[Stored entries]
· · · · · · ·

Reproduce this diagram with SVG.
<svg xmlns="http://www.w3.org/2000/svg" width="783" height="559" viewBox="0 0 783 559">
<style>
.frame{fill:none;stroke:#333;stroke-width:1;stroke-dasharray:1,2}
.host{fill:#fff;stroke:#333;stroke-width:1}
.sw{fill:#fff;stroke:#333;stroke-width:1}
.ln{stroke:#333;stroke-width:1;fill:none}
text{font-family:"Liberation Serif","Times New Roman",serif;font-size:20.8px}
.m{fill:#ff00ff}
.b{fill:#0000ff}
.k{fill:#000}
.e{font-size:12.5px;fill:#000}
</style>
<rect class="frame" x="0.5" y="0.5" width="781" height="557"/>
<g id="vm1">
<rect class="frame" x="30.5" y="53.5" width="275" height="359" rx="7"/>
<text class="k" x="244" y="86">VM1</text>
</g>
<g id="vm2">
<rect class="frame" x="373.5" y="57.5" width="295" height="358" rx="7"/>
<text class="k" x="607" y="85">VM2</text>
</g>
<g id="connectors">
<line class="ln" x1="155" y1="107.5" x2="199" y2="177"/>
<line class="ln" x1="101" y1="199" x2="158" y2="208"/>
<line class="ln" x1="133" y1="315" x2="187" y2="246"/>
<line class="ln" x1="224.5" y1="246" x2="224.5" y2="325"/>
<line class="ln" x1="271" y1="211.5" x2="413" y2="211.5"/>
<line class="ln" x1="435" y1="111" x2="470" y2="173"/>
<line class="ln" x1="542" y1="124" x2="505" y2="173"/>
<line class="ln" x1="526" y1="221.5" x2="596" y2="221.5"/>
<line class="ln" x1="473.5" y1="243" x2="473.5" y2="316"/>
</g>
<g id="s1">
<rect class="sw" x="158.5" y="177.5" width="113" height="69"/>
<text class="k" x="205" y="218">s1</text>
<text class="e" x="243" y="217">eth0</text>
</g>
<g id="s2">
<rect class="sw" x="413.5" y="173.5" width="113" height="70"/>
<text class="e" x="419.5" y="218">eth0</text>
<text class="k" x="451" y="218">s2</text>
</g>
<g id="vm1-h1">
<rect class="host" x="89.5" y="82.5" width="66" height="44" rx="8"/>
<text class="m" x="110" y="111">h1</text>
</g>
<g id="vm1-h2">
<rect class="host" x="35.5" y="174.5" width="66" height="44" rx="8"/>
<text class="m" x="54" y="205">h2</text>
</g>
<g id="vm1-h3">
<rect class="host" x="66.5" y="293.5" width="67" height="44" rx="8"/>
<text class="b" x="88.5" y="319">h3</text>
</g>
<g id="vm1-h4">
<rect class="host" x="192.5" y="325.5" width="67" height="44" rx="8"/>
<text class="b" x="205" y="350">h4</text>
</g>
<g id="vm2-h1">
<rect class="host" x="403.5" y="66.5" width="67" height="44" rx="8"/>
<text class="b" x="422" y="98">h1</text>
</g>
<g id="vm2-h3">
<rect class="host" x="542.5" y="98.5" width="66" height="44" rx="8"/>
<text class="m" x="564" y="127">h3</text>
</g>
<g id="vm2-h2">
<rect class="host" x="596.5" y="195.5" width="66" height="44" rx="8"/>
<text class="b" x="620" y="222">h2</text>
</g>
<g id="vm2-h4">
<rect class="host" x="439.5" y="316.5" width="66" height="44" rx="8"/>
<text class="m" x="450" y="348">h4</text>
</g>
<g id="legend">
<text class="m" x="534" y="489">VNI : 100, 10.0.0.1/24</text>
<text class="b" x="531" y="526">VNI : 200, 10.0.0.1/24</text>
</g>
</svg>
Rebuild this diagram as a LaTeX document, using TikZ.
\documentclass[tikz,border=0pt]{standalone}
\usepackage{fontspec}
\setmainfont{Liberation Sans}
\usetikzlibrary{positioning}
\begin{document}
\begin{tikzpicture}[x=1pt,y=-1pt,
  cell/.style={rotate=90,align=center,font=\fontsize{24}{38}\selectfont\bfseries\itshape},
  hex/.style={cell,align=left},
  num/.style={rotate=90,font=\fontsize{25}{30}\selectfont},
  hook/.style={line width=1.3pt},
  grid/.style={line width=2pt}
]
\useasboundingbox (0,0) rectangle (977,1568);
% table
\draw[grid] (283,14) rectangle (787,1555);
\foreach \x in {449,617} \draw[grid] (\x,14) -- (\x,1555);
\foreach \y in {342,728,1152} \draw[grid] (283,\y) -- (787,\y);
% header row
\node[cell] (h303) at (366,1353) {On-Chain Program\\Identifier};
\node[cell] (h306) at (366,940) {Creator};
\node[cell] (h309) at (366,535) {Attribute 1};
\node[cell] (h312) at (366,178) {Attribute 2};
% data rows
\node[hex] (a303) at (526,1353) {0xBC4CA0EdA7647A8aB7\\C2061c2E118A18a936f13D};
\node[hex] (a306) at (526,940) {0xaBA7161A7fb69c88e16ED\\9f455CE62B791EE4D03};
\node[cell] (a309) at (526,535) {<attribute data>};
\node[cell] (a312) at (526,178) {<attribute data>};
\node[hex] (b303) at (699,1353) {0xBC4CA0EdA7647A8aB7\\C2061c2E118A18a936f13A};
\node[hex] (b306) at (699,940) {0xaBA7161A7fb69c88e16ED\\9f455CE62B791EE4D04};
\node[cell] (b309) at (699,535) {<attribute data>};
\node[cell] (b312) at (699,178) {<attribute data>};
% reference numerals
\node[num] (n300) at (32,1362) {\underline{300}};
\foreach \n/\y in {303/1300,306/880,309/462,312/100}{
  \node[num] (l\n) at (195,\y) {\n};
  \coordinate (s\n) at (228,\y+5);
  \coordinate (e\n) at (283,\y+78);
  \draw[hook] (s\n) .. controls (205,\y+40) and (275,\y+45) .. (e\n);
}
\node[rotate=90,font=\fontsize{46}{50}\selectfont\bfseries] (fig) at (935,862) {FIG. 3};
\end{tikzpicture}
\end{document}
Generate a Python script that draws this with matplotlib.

· · · · · · ·

INSTRUCTIONS TO FOLLOW: Please restate the data word for word, every record included.

FULL OUTPUT:
Reproduce this diagram with SVG.
<svg xmlns="http://www.w3.org/2000/svg" width="783" height="559" viewBox="0 0 783 559">
<style>
.frame{fill:none;stroke:#333;stroke-width:1;stroke-dasharray:1,2}
.host{fill:#fff;stroke:#333;stroke-width:1}
.sw{fill:#fff;stroke:#333;stroke-width:1}
.ln{stroke:#333;stroke-width:1;fill:none}
text{font-family:"Liberation Serif","Times New Roman",serif;font-size:20.8px}
.m{fill:#ff00ff}
.b{fill:#0000ff}
.k{fill:#000}
.e{font-size:12.5px;fill:#000}
</style>
<rect class="frame" x="0.5" y="0.5" width="781" height="557"/>
<g id="vm1">
<rect class="frame" x="30.5" y="53.5" width="275" height="359" rx="7"/>
<text class="k" x="244" y="86">VM1</text>
</g>
<g id="vm2">
<rect class="frame" x="373.5" y="57.5" width="295" height="358" rx="7"/>
<text class="k" x="607" y="85">VM2</text>
</g>
<g id="connectors">
<line class="ln" x1="155" y1="107.5" x2="199" y2="177"/>
<line class="ln" x1="101" y1="199" x2="158" y2="208"/>
<line class="ln" x1="133" y1="315" x2="187" y2="246"/>
<line class="ln" x1="224.5" y1="246" x2="224.5" y2="325"/>
<line class="ln" x1="271" y1="211.5" x2="413" y2="211.5"/>
<line class="ln" x1="435" y1="111" x2="470" y2="173"/>
<line class="ln" x1="542" y1="124" x2="505" y2="173"/>
<line class="ln" x1="526" y1="221.5" x2="596" y2="221.5"/>
<line class="ln" x1="473.5" y1="243" x2="473.5" y2="316"/>
</g>
<g id="s1">
<rect class="sw" x="158.5" y="177.5" width="113" height="69"/>
<text class="k" x="205" y="218">s1</text>
<text class="e" x="243" y="217">eth0</text>
</g>
<g id="s2">
<rect class="sw" x="413.5" y="173.5" width="113" height="70"/>
<text class="e" x="419.5" y="218">eth0</text>
<text class="k" x="451" y="218">s2</text>
</g>
<g id="vm1-h1">
<rect class="host" x="89.5" y="82.5" width="66" height="44" rx="8"/>
<text class="m" x="110" y="111">h1</text>
</g>
<g id="vm1-h2">
<rect class="host" x="35.5" y="174.5" width="66" height="44" rx="8"/>
<text class="m" x="54" y="205">h2</text>
</g>
<g id="vm1-h3">
<rect class="host" x="66.5" y="293.5" width="67" height="44" rx="8"/>
<text class="b" x="88.5" y="319">h3</text>
</g>
<g id="vm1-h4">
<rect class="host" x="192.5" y="325.5" width="67" height="44" rx="8"/>
<text class="b" x="205" y="350">h4</text>
</g>
<g id="vm2-h1">
<rect class="host" x="403.5" y="66.5" width="67" height="44" rx="8"/>
<text class="b" x="422" y="98">h1</text>
</g>
<g id="vm2-h3">
<rect class="host" x="542.5" y="98.5" width="66" height="44" rx="8"/>
<text class="m" x="564" y="127">h3</text>
</g>
<g id="vm2-h2">
<rect class="host" x="596.5" y="195.5" width="66" height="44" rx="8"/>
<text class="b" x="620" y="222">h2</text>
</g>
<g id="vm2-h4">
<rect class="host" x="439.5" y="316.5" width="66" height="44" rx="8"/>
<text class="m" x="450" y="348">h4</text>
</g>
<g id="legend">
<text class="m" x="534" y="489">VNI : 100, 10.0.0.1/24</text>
<text class="b" x="531" y="526">VNI : 200, 10.0.0.1/24</text>
</g>
</svg>
Rebuild this diagram as a LaTeX document, using TikZ.
\documentclass[tikz,border=0pt]{standalone}
\usepackage{fontspec}
\setmainfont{Liberation Sans}
\usetikzlibrary{positioning}
\begin{document}
\begin{tikzpicture}[x=1pt,y=-1pt,
  cell/.style={rotate=90,align=center,font=\fontsize{24}{38}\selectfont\bfseries\itshape},
  hex/.style={cell,align=left},
  num/.style={rotate=90,font=\fontsize{25}{30}\selectfont},
  hook/.style={line width=1.3pt},
  grid/.style={line width=2pt}
]
\useasboundingbox (0,0) rectangle (977,1568);
% table
\draw[grid] (283,14) rectangle (787,1555);
\foreach \x in {449,617} \draw[grid] (\x,14) -- (\x,1555);
\foreach \y in {342,728,1152} \draw[grid] (283,\y) -- (787,\y);
% header row
\node[cell] (h303) at (366,1353) {On-Chain Program\\Identifier};
\node[cell] (h306) at (366,940) {Creator};
\node[cell] (h309) at (366,535) {Attribute 1};
\node[cell] (h312) at (366,178) {Attribute 2};
% data rows
\node[hex] (a303) at (526,1353) {0xBC4CA0EdA7647A8aB7\\C2061c2E118A18a936f13D};
\node[hex] (a306) at (526,940) {0xaBA7161A7fb69c88e16ED\\9f455CE62B791EE4D03};
\node[cell] (a309) at (526,535) {<attribute data>};
\node[cell] (a312) at (526,178) {<attribute data>};
\node[hex] (b303) at (699,1353) {0xBC4CA0EdA7647A8aB7\\C2061c2E118A18a936f13A};
\node[hex] (b306) at (699,940) {0xaBA7161A7fb69c88e16ED\\9f455CE62B791EE4D04};
\node[cell] (b309) at (699,535) {<attribute data>};
\node[cell] (b312) at (699,178) {<attribute data>};
% reference numerals
\node[num] (n300) at (32,1362) {\underline{300}};
\foreach \n/\y in {303/1300,306/880,309/462,312/100}{
  \node[num] (l\n) at (195,\y) {\n};
  \coordinate (s\n) at (228,\y+5);
  \coordinate (e\n) at (283,\y+78);
  \draw[hook] (s\n) .. controls (205,\y+40) and (275,\y+45) .. (e\n);
}
\node[rotate=90,font=\fontsize{46}{50}\selectfont\bfseries] (fig) at (935,862) {FIG. 3};
\end{tikzpicture}
\end{document}
Generate a Python script that draws this with matplotlib.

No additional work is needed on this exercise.